Bandar was known to give “a lot of money to charity,” according to Riedel and “was pretty notorious for lavish spending.”
“He gave some of the best parties Washington probably has ever had,” Riedel said.
The 9/11 Commission report, which does not mention the details of the donations, looked at whether the money from Bandar and his wife’s charity was passed on to the hijackers but found “no evidence” that it had.
Still, the FBI determined that at least some of the checks meant for Bassnan’s wife changed hands and were given to the wife of another Saudi man living in the United States, Omar al-Bayoumi, who had direct ties to Hazmi and Mihdhar. Al-Bayoumi helped the hijackers settle in San Diego when they arrived in the country around early 2000 by finding them an apartment and even co-signing their lease.
“Al-Bayoumi’s wife attempted to deposit three of the checks from Bandar’s wife, which were payable to Bassnan’s wife, into her own accounts,” according to a passage from the 28 pages.
Despite al-Bayoumi’s association with the hijackers, the FBI determined in 2004 that he did not have “advance knowledge of the terrorist attacks” or “knowledge of al-Hazmi’s and/or al-Mihdhar’s status as al-Qaeda operatives” or that “the assistance provided by al-Bayoumi to al-Hazmi and al-Mihdhar was done wittingly.”

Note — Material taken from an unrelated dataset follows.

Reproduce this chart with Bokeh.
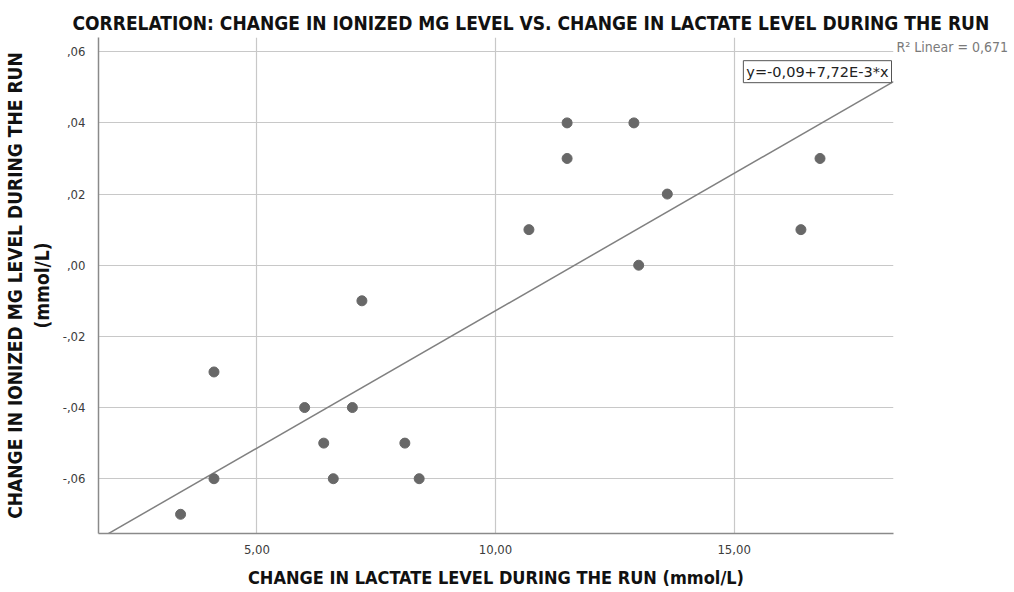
from bokeh.plotting import figure
from bokeh.models import Label, Range1d, FixedTicker, LinearAxis
from bokeh.embed import file_html
from bokeh.resources import INLINE

# Data
lactate_change = [3.4, 4.1, 4.1, 6.0, 6.4, 6.6, 7.0, 7.2, 8.1, 8.4,
                  10.7, 11.5, 11.5, 12.9, 13.0, 13.6, 16.4, 16.8]
mg_change = [-0.07, -0.03, -0.06, -0.04, -0.05, -0.06, -0.04, -0.01, -0.05, -0.06,
             0.01, 0.04, 0.03, 0.04, 0.00, 0.02, 0.01, 0.03]
fit_intercept = -0.09
fit_slope = 7.72e-3
r_squared_label = "R² Linear = 0,671"
equation_label = "y=-0,09+7,72E-3*x"

x_ticks = [5, 10, 15]
x_tick_labels = ["5,00", "10,00", "15,00"]
y_ticks = [-0.06, -0.04, -0.02, 0.0, 0.02, 0.04, 0.06]
y_tick_labels = ["-,06", "-,04", "-,02", ",00", ",02", ",04", ",06"]

title_text = "CORRELATION: CHANGE IN IONIZED MG LEVEL VS. CHANGE IN LACTATE LEVEL DURING THE RUN"
x_label = "CHANGE IN LACTATE LEVEL DURING THE RUN (mmol/L)"
y_label = "CHANGE IN IONIZED MG LEVEL DURING THE RUN\n(mmol/L)"

FONT = "DejaVu Sans Condensed"

x0, x1 = 1.68, 18.34
y0, y1 = -0.0754, 0.0640

p = figure(width=1014, height=592, output_backend="svg", toolbar_location=None,
           x_range=Range1d(x0, x1), y_range=Range1d(y0, y1),
           min_border_left=98, min_border_right=121, min_border_top=37, min_border_bottom=59)
p.outline_line_color = None
p.background_fill_color = "white"

# title
p.title.text = title_text
p.title.text_font = FONT
p.title.text_font_size = "19px"
p.title.text_font_style = "bold"
p.title.text_color = "#111111"
p.title.align = "left"
p.title.offset = -26
p.title.standoff = 8

for ax, ticks, labels in ((p.xaxis[0], x_ticks, x_tick_labels), (p.yaxis[0], y_ticks, y_tick_labels)):
    ax.ticker = FixedTicker(ticks=ticks)
    ax.major_label_overrides = {t: l for t, l in zip(ticks, labels)}
    ax.major_tick_out = 0
    ax.major_tick_in = 0
    ax.minor_tick_out = 0
    ax.minor_tick_in = 0
    ax.axis_line_color = "#8a8a8a"
    ax.axis_line_width = 1.5
    ax.major_label_text_font = FONT
    ax.major_label_text_font_size = "13px"
    ax.major_label_text_color = "#3c3c3c"
    ax.axis_label_text_font = FONT
    ax.axis_label_text_font_style = "bold"
    ax.axis_label_text_color = "#111111"

p.xaxis.axis_label = x_label
p.yaxis.axis_label = y_label
p.xaxis.axis_label_text_font_size = "18px"
p.yaxis.axis_label_text_font_size = "19px"
p.xaxis.major_label_standoff = 11
p.yaxis.major_label_standoff = 13
p.xaxis.axis_label_standoff = 10
p.yaxis.axis_label_standoff = 7

p.xgrid.ticker = FixedTicker(ticks=x_ticks)
p.ygrid.ticker = FixedTicker(ticks=y_ticks)
p.grid.grid_line_color = "#c8c8c8"
p.grid.grid_line_width = 1.2

# right-side axis used only to carry the R² note next to the top grid line
r2_axis = LinearAxis(ticker=FixedTicker(ticks=[0.0614]),
                     major_label_overrides={0.0614: r_squared_label},
                     axis_line_color=None, major_tick_out=0, major_tick_in=0,
                     minor_tick_out=0, minor_tick_in=0,
                     major_label_standoff=3,
                     major_label_text_font=FONT, major_label_text_font_size="14px",
                     major_label_text_color="#7a7a7a")
p.add_layout(r2_axis, "right")

# regression line
fit_x = [x0, x1]
fit_y = [fit_intercept + fit_slope * v for v in fit_x]
p.line(fit_x, fit_y, line_color="#808080", line_width=1.5)

# points
p.scatter(lactate_change, mg_change, size=10, fill_color="#686868", line_color="#686868")

# equation box
p.add_layout(Label(x=x1, y=fit_intercept + fit_slope * x1, text=equation_label,
                   x_offset=-2, y_offset=10, text_align="right", text_baseline="middle",
                   text_font="DejaVu Sans", text_font_size="14.5px", text_color="#222222",
                   border_line_color="#555555", border_line_width=1,
                   background_fill_color="white", padding=3))

open("out.html", "w").write(file_html(p, INLINE))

Could there be more to this story? Absolutely.
The allegations against Bandar and the other Saudi nationals in the 2002 Joint Inquiry were not meant to be “final determinations” on connections to the Saudi government, according to the report, which states it is “possible that further investigation of these allegations could reveal legitimate, and innocent, explanations for these associations.”

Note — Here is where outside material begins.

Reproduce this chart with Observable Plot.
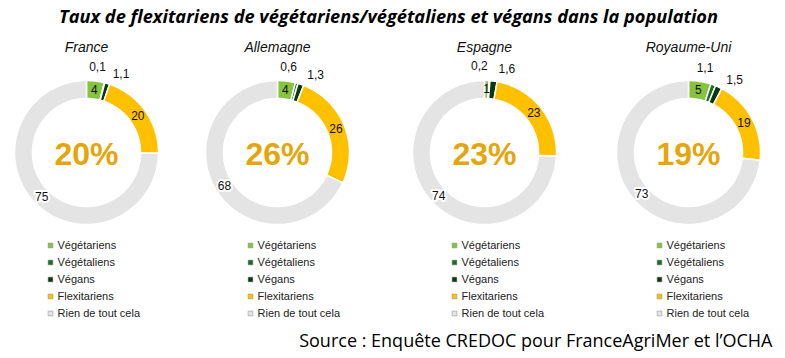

The 9/11 Commission report, which found no evidence of Saudi involvement in the plot, is viewed by the U.S. government as the definitive investigation of the attacks.
“I don’t see on the basis of anything we have now that we should change those judgments,” Riedel said, referring to the 28 pages and Bandar’s mention in them.
Sorry, Bruce. I don’t think the 9/11 families and survivors agree.